The first thing we noticed as we left the shuttle was the quiet. We heard only the sounds of birds, and dogs barking, no traffic or people. The silence was eerie, almost deafening. I left the party, and started to walk towards a building. Then I noticed the smell. I had not thought about nit, and I should have. Every human may have died, but their bodies were still there, decaying.
"Why don't we leave all the populated areas until everything's decayed away, and there's no risk of disease?" I shouted to the others.
"We've got to bury them," someone shouted back.
"Do you realise how many people lived just here, let alone the world? We can't possibly bury them all.
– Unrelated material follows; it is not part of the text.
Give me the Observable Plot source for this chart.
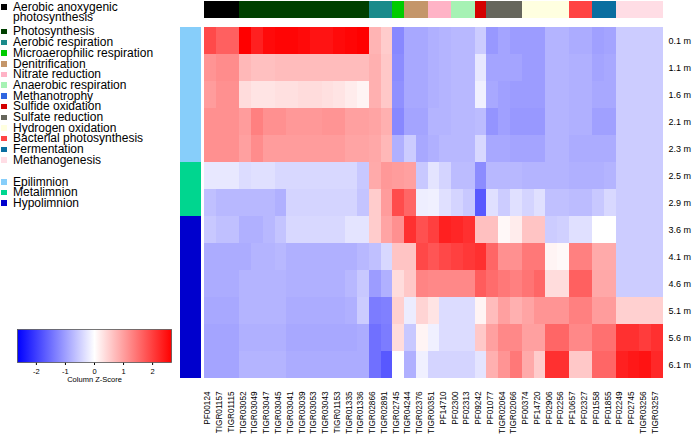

It'd take centuries," I replied, infuriated with the gross lack of common sense.
"We'll clear what we need to," said the Commander, hastily suggesting a compromise before a fight broke out. "We can send in teams, pile the bodies in pyres and burn them, that's the only way."
And so the decision was made. We cleared only where we needed to, and the buildings were searched, and sometimes looted. While this was going on, we quickly shut down the nuclear reactors. We also discovered, to our astonishment, a few survivors of the virus. These were people who had had no contact with the air during the twenty-four hours the virus had lived. People like deep sea divers, who had been locked in decompression tanks and helpless. They could only watch while their colleagues had died outside.
Meanwhile, home was Pioneer. It would be nearly a year before we would start resettling the planet's surface. Our planned voyage would have taken fifteen years; we had plenty of food.